**** RAW DATA ****

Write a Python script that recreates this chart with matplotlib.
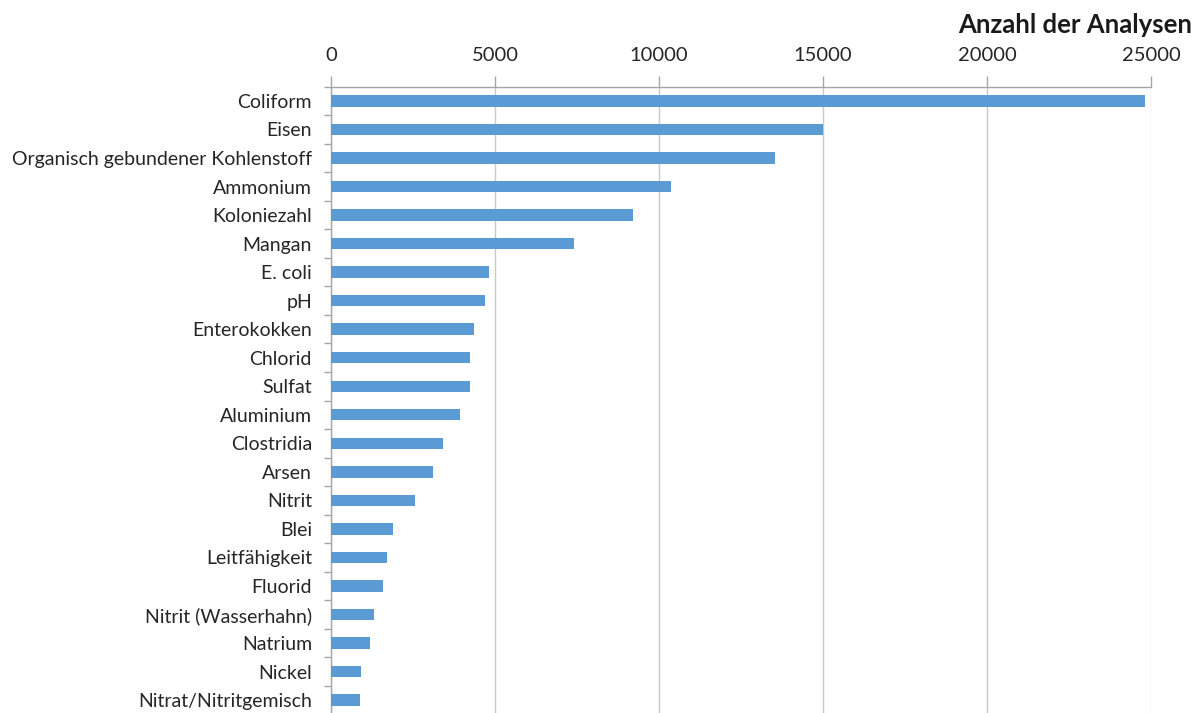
import matplotlib
matplotlib.use("Agg")
import matplotlib.pyplot as plt
import numpy as np

categories = ["Coliform", "Eisen", "Organisch gebundener Kohlenstoff", "Ammonium",
              "Koloniezahl", "Mangan", "E. coli", "pH", "Enterokokken", "Chlorid",
              "Sulfat", "Aluminium", "Clostridia", "Arsen", "Nitrit", "Blei",
              "Leitfähigkeit", "Fluorid", "Nitrit (Wasserhahn)", "Natrium", "Nickel",
              "Nitrat/Nitritgemisch"]
values = [24830, 15000, 13540, 10370, 9210, 7410, 4830, 4680, 4360, 4250,
          4250, 3930, 3420, 3110, 2560, 1900, 1700, 1590, 1310, 1200, 925, 885]
xticks = [0, 5000, 10000, 15000, 20000, 25000]

plt.rcParams['font.family'] = ['Lato', 'DejaVu Sans']

fig = plt.figure(figsize=(12.02, 7.13), dpi=100)
ax = fig.add_axes([331/1202, 1 - 714.3/713, (1151 - 331)/1202, (714.3 - 86.7)/713])

y = np.arange(len(categories))
ax.barh(y, values, height=0.4, color='#5B9BD5', zorder=3)
ax.set_ylim(len(categories) - 0.5, -0.5)
ax.set_xlim(0, 25000)

ax.set_yticks(y)
ax.set_yticklabels(categories, fontsize=14, color='#262626')
ax.set_yticks(np.arange(-0.5, len(categories), 1), minor=True)
ax.tick_params(axis='y', which='major', length=0, pad=13.7)
ax.tick_params(axis='y', which='minor', length=5, width=1, color='#a6a6a6', direction='out')

ax.xaxis.tick_top()
ax.set_xticks(xticks)
ax.set_xticklabels([str(v) for v in xticks], fontsize=14.5, color='#262626')
ax.tick_params(axis='x', which='major', length=8, width=1, color='#a6a6a6', pad=8.5)
ax.grid(axis='x', color='#c8c8c8', linewidth=1, zorder=0)

for s in ['right', 'bottom']:
    ax.spines[s].set_visible(False)
for s in ['top', 'left']:
    ax.spines[s].set_color('#a6a6a6')
    ax.spines[s].set_linewidth(1)

fig.text(1192/1202, 1 - 25/713, "Anzahl der Analysen", ha='right', va='center',
         fontsize=18.5, fontweight='bold', color='#1a1a1a')

fig.savefig("out.png", dpi=100)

****

> **WRITTEN PROBLEM**: Repeat, with no pictures, each line from the beginning of the data through the line containing "import numpy as np", inclusive.

> **RESPONSE TO THIS TASK**:
Write a Python script that recreates this chart with matplotlib.
import matplotlib
matplotlib.use("Agg")
import matplotlib.pyplot as plt
import numpy as np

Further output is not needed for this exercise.